Nicolas Giraudeau : Tout d'abord, il faudra toujours des humains, des cliniciens impliqués, pour alimenter et contrôler les banques de données. Tous les grands principes devront être, par ailleurs, validés par les sociétés savantes, en adéquation avec les acquis de la science. Il n'est donc aucunement question de remplacer les chirurgiens-dentistes. Le système numérique ne sera là que pour les accompagner pour les rendre plus performants, plus pertinents dans la prise en charge du patient. Si l'Homme n'est pas infaillible, la machine, bien programmée, bien validée, devrait l'être. Les algorithmes seront là pour assister le praticien afin d'augmenter ses capacités dans le seul objectif d'améliorer les soins ou de détecter des besoins en soins qui ne sont pas visibles par l'humain.
Il s'agira bien entendu de vérifier que les transferts de données soient bien sécurisés et qu'ils soient effectués avec le consentement du patient. Nous sommes cependant d'ores et déjà soumis, en France, à des obligations réglementaires répondant à ces contraintes, notamment par le biais des hébergeurs en données de santé, et ce dans le respect de la réglementation européenne. J'estime qu'au contraire des réticences exprimées par certains praticiens, des avancées vont être effectuées, grâce aux progrès de l'intelligence artificielle, en termes de clarification et de structuration. Car il n'est pas rare que ce soit les mêmes praticiens qui hurlent au scandale au sujet de supposées dérives dans l'utilisation des données et qui en même temps, envoient à leur prothésiste, les photos de leurs patients par leur boîte mail yahoo ou gmail !
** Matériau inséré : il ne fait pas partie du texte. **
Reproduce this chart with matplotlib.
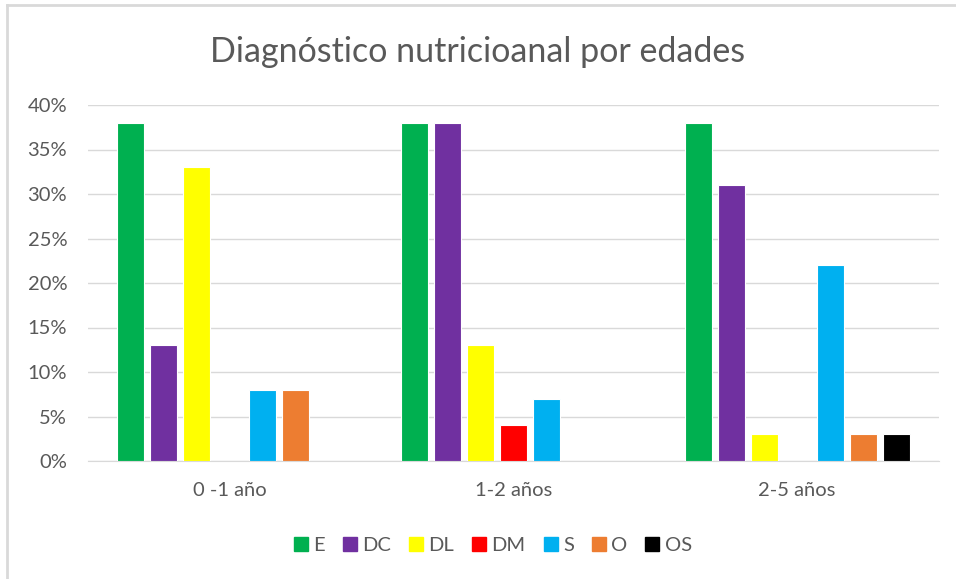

Les objets connectés déjà bien installés dans le domaine de la prévention vont se doter d’une intelligence qui leur permettra d’être plus performants, plus réactifs, voire plus prédictifs. Ils ne remplaceront cependant jamais les praticiens qui continueront à quantifier et à coder ces données. Du reste, le monde de la santé bucco-dentaire n’a pas attendu le Plan national pour l’intelligence artificielle, lancé le mois dernier par le gouvernement, pour exploiter la formidable ressource que constitue le croisement des données patients avec le big data dans le développement de nouvelles solutions, diagnostiques et thérapeutiques. La pratique dans le quotidien du cabinet libéral produit en effet une richesse inépuisable en données cliniques qu’il convient toutefois d’appréhender avec tous les moyens éthiques et déontologiques requis et que seuls les praticiens qui auront sondé ses diverses dimensions pourront mettre réellement à profit. Il y va de l’optimisation de la prise en charge de leurs patients et in fine de leur exercice professionnel.



*Nicolas Giraudeau est MCU-PH santé publique odontologie au CHU de Montpellier, docteur en droit, spécialiste de la télémédecine bucco-dentaire.